At cost price, for us that was around 0.9% shrink vs revenue, and around 1.4% vs per-item profit margins (not taking into account operating costs here). That's something we have to budget for - we *know* it's going to happen, and we take that into account. 100% of our shrink costs come from hardware, not software. Out of that, only a third of shrink was down to "fraud".

Saying shrink can't happen with a digital product is silly. Of course it's going to happen. If you're dealing with people, at some point you're going to deal with fraud. Fact of life. The only difference is the physical cost behind it doesn't scale the same way as with physical products.

Here's two examples:

1. Company A sells a video streaming service for $10/month. Someone purchases a subscription uses a stolen credit card, and watches 50 films. The credit card company (rightfully) does a chargeback 14 days later, and the company cancels the service. A movie averages at 1.5GB, using 75GB bandwidth. They pay AWS $0.06/GB for bandwidth, which equates to $4.50. They also have to pay the rights holders $0.10 per viewing as part of their agreement. That's $5, meaning that the total cost of the fraud is $9.50 - that's $9.50 worth of shrink.

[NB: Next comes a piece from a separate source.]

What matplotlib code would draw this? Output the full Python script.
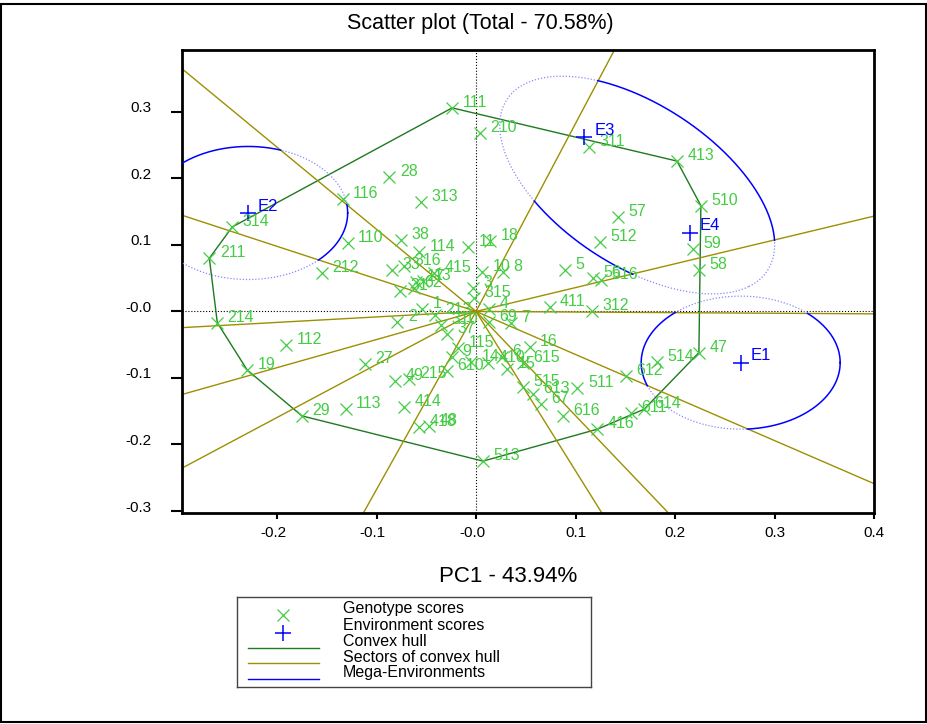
import numpy as np
import matplotlib
matplotlib.use("Agg")
import matplotlib.pyplot as plt
from matplotlib.patches import Rectangle
from matplotlib.transforms import ScaledTranslation

plt.rcParams["font.family"] = ["Liberation Sans", "DejaVu Sans"]
plt.rcParams["axes.unicode_minus"] = False

# -------------------------------------
# Dados
# -------------------------------------
geno_labels = ["111", "210", "28", "116", "313", "314", "110", "38", "211", "212",
               "114", "11", "18", "10", "8", "415", "33", "316", "17", "13",
               "31", "62", "3", "315", "4", "1", "213", "2", "310", "37",
               "69", "7", "214", "112", "19", "27", "29", "113", "49", "215",
               "414", "418", "48", "115", "9", "610", "14", "410", "6", "15",
               "16", "615", "515", "613", "67", "511", "616", "416", "513", "611",
               "614", "612", "514", "47", "411", "312", "5", "56", "516", "58",
               "59", "512", "57", "510", "413", "311"]
geno_x = [-0.024, 0.004, -0.087, -0.134, -0.055, -0.245, -0.129, -0.075, -0.268, -0.155,
          -0.057, -0.008, 0.014, 0.006, 0.027, -0.042, -0.084, -0.072, -0.060, -0.053,
          -0.076, -0.062, -0.003, -0.002, 0.013, -0.054, -0.041, -0.079, -0.035, -0.029,
          0.013, 0.035, -0.260, -0.191, -0.230, -0.112, -0.175, -0.131, -0.081, -0.067,
          -0.072, -0.057, -0.047, -0.018, -0.024, -0.029, -0.005, 0.012, 0.026, 0.031,
          0.054, 0.047, 0.047, 0.057, 0.065, 0.102, 0.087, 0.122, 0.007, 0.156,
          0.169, 0.151, 0.182, 0.224, 0.074, 0.117, 0.089, 0.118, 0.126, 0.224,
          0.218, 0.125, 0.143, 0.226, 0.202, 0.114]
geno_y = [0.306, 0.268, 0.202, 0.169, 0.165, 0.127, 0.103, 0.108, 0.080, 0.058,
          0.089, 0.097, 0.106, 0.059, 0.059, 0.058, 0.062, 0.068, 0.044, 0.046,
          0.031, 0.035, 0.035, 0.020, 0.004, 0.004, -0.005, -0.016, -0.020, -0.034,
          -0.016, -0.017, -0.017, -0.050, -0.088, -0.079, -0.157, -0.147, -0.105, -0.102,
          -0.144, -0.174, -0.172, -0.055, -0.068, -0.089, -0.076, -0.077, -0.068, -0.086,
          -0.053, -0.077, -0.114, -0.124, -0.139, -0.115, -0.157, -0.177, -0.225, -0.153,
          -0.147, -0.097, -0.076, -0.062, 0.007, 0.001, 0.062, 0.050, 0.047, 0.062,
          0.094, 0.105, 0.142, 0.159, 0.226, 0.247]

env_labels = ["E1", "E2", "E3", "E4"]
env_x = [0.266, -0.229, 0.109, 0.215]
env_y = [-0.077, 0.148, 0.262, 0.118]

# grupos de mega-ambientes
mega_groups = [["E1"], ["E2"], ["E3", "E4"]]
mega_radius = 0.1

x_ticks = [-0.2, -0.1, 0.0, 0.1, 0.2, 0.3, 0.4]
x_ticklabels = ["-0.2", "-0.1", "-0.0", "0.1", "0.2", "0.3", "0.4"]
y_ticks = [0.3, 0.2, 0.1, 0.0, -0.1, -0.2, -0.3]
y_ticklabels = ["0.3", "0.2", "0.1", "-0.0", "-0.1", "-0.2", "-0.3"]

# cores
c_geno = "#44cc44"
c_env = "#0000ff"
c_hull = "#1e7a1e"
c_sector = "#9c9000"
c_mega = "#0000ff"
c_mega_dot = "#8888ff"


# -------------------------------------
# Envoltória convexa (monotone chain, sentido anti-horário)
# -------------------------------------
def convex_hull(points):
    pts = sorted(set(points))

    def cross(o, a, b):
        return (a[0] - o[0]) * (b[1] - o[1]) - (a[1] - o[1]) * (b[0] - o[0])

    lower = []
    for p in pts:
        while len(lower) >= 2 and cross(lower[-2], lower[-1], p) <= 0:
            lower.pop()
        lower.append(p)
    upper = []
    for p in reversed(pts):
        while len(upper) >= 2 and cross(upper[-2], upper[-1], p) <= 0:
            upper.pop()
        upper.append(p)
    return lower[:-1] + upper[:-1]


hull = np.array(convex_hull(list(zip(geno_x, geno_y))))

# -------------------------------------
# Figura
# -------------------------------------
fig = plt.figure(figsize=(9.28, 7.24), dpi=100)
ax = fig.add_axes([182 / 928, 1 - 513 / 724, 692 / 928, 463 / 724])
ax.set_xlim(-0.2955, 0.4)
ax.set_ylim(-0.303, 0.393)

# linhas de referência
ax.axvline(0, color="black", linestyle=":", linewidth=0.8, zorder=1)
ax.axhline(0, color="black", linestyle=":", linewidth=0.8, zorder=1)

# envoltória
hx = np.append(hull[:, 0], hull[0, 0])
hy = np.append(hull[:, 1], hull[0, 1])
ax.plot(hx, hy, color=c_hull, linewidth=1.0, zorder=2)

# setores: raios perpendiculares a cada aresta da envoltória
n_h = len(hull)
for i in range(n_h):
    a = hull[i]
    b = hull[(i + 1) % n_h]
    dx, dy = b - a
    nv = np.array([dy, -dx]) / np.hypot(dx, dy)
    ax.plot([0, nv[0] * 2], [0, nv[1] * 2], color=c_sector, linewidth=1.0, zorder=2)


def winner(px, py):
    return np.argmax(np.outer(px, hull[:, 0]) + np.outer(py, hull[:, 1]), axis=1)


# mega-ambientes: sólido dentro do setor, pontilhado fora
t = np.linspace(0, 2 * np.pi, 1441)
for grp in mega_groups:
    idx = [env_labels.index(g) for g in grp]
    ex = np.array([env_x[i] for i in idx])
    ey = np.array([env_y[i] for i in idx])
    cx, cy = ex.mean(), ey.mean()
    if len(idx) == 1:
        u = np.array([1.0, 0.0])
        a_len = mega_radius
    else:
        d = np.array([ex[-1] - ex[0], ey[-1] - ey[0]])
        u = d / np.hypot(*d)
        a_len = np.hypot(*d) / 2 + mega_radius
    v = np.array([-u[1], u[0]])
    px = cx + a_len * np.cos(t) * u[0] + mega_radius * np.sin(t) * v[0]
    py = cy + a_len * np.cos(t) * u[1] + mega_radius * np.sin(t) * v[1]
    target = winner(ex[:1], ey[:1])[0]
    solid = winner(px, py) == target
    solid_ext = solid | np.roll(solid, 1) | np.roll(solid, -1)
    ax.plot(np.where(~solid, px, np.nan), np.where(~solid, py, np.nan),
            color=c_mega_dot, linestyle=(0, (1, 1.5)), linewidth=0.9, zorder=3)
    ax.plot(np.where(solid_ext, px, np.nan), np.where(solid_ext, py, np.nan),
            color=c_mega, linewidth=1.1, zorder=3)

# pontos de genótipos
ax.plot(geno_x, geno_y, "x", color=c_geno, markersize=9, markeredgewidth=0.9, zorder=4)
for lab, x, y in zip(geno_labels, geno_x, geno_y):
    ax.annotate(lab, (x, y), xytext=(7.5, 4), textcoords="offset points",
                ha="left", va="center", color=c_geno, fontsize=11.5, zorder=5)

# pontos de ambientes
ax.plot(env_x, env_y, "+", color=c_env, markersize=11, markeredgewidth=1.1, zorder=4)
for lab, x, y in zip(env_labels, env_x, env_y):
    ax.annotate(lab, (x, y), xytext=(7, 5), textcoords="offset points",
                ha="left", va="center", color=c_env, fontsize=12, zorder=5)

# eixos
for s in ax.spines.values():
    s.set_linewidth(2)
ax.set_xticks(x_ticks)
ax.set_xticklabels(x_ticklabels)
ax.set_yticks(y_ticks)
ax.set_yticklabels(y_ticklabels)
ax.tick_params(axis="y", direction="out", length=8, width=1.5, pad=14, labelsize=11)
ax.tick_params(axis="x", direction="out", length=4.5, width=1.5, pad=5, labelsize=11)
for lab in ax.get_yticklabels():
    lab.set_transform(lab.get_transform() + ScaledTranslation(0, 5 / 100, fig.dpi_scale_trans))
for lab in ax.get_xticklabels():
    if lab.get_text().startswith("-"):
        lab.set_transform(lab.get_transform() + ScaledTranslation(-4 / 100, 0, fig.dpi_scale_trans))

# títulos
fig.text(480 / 928, 1 - 23 / 724, "Scatter plot (Total - 70.58%)", ha="center", va="center", fontsize=15.5)
fig.text(508 / 928, 1 - 577 / 724, "PC1 - 43.94%", ha="center", va="center", fontsize=16)

# -------------------------------------
# Legenda (desenhada à mão)
# -------------------------------------
lax = fig.add_axes([237 / 928, 1 - 687 / 724, 354 / 928, 90 / 724])
lax.set_xlim(237, 591)
lax.set_ylim(687, 597)
lax.set_xticks([])
lax.set_yticks([])
for s in lax.spines.values():
    s.set_linewidth(1.0)
    s.set_edgecolor("#444444")
lax.plot([283], [615], "x", color=c_geno, markersize=8, markeredgewidth=0.9)
lax.plot([283], [633], "+", color=c_env, markersize=11, markeredgewidth=1.1)
lax.plot([248, 319], [648, 648], color=c_hull, linewidth=1.0)
lax.plot([248, 319], [663, 663], color=c_sector, linewidth=1.0)
lax.plot([248, 319], [679, 679], color=c_mega, linewidth=1.0)
leg_texts = ["Genotype scores", "Environment scores", "Convex hull",
             "Sectors of convex hull", "Mega-Environments"]
for k, txt in enumerate(leg_texts):
    lax.text(343, 609 + 16 * k, txt, ha="left", va="center", fontsize=11.5)

# borda da figura
fig.patches.append(Rectangle((1 / 928, 2 / 724), 925 / 928, 718 / 724, transform=fig.transFigure,
                             fill=False, linewidth=1.5, edgecolor="black"))

fig.savefig("out.png", dpi=100)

2. Company B offers a mobile video game for free on the App Store, and sells packs of "100 gold coins" for $5. When a user buys coins, they can use them to buy items in the store - the transaction is purely in the game, and the only result of buying the coins is a database entry to tell the game "hey, user X bought 100 coins". Somebody buys 100 packs of coins for $500, buying all sorts of virtual items for their character, again, all database entries. The user claims their child accidentally bought the coins, and Apple refunds the $500. Company B hasn't lost money, other than perhaps a couple of cent in bandwidth costs. Shrink is effectively 0.

That's why I don't understand them chasing so much - unless there is a physical per-unit cost behind it, it's really not worth it. So what if someone buys a game or coins and returns them, they've lost a sale, sure, but they haven't lost money.

you work for company A and i'm another customer. i don't give a flying f*** if Fred next door can or can't watch the latest Star Wars movie because of his fraudulent dealings with you. it literally has no material affect on the outside world.

you work for company B and i'm a customer on the same server as Fred. While you haven't lost money, what you've done is enabled Fred to gain an unfair advantage over me and many others who have not bought the coins and got the stuff for free. of course, we don't know that he hasn't paid for them - perhaps he's just a mr moneybags. but word gets out, the big spenders get upset that people competing with them are doing so by fraud and a ********* goes down on the game's message boards. shrink isn't measurable in terms of lost sales - yet - but is high in terms of lost reputation and goodwill. it could well have a material effect an order of magnitude higher than company A's issues going forward.

comparing a video streaming service which serves one end user at a time, to a MMO game where the actions of one gamer affect the others is silly.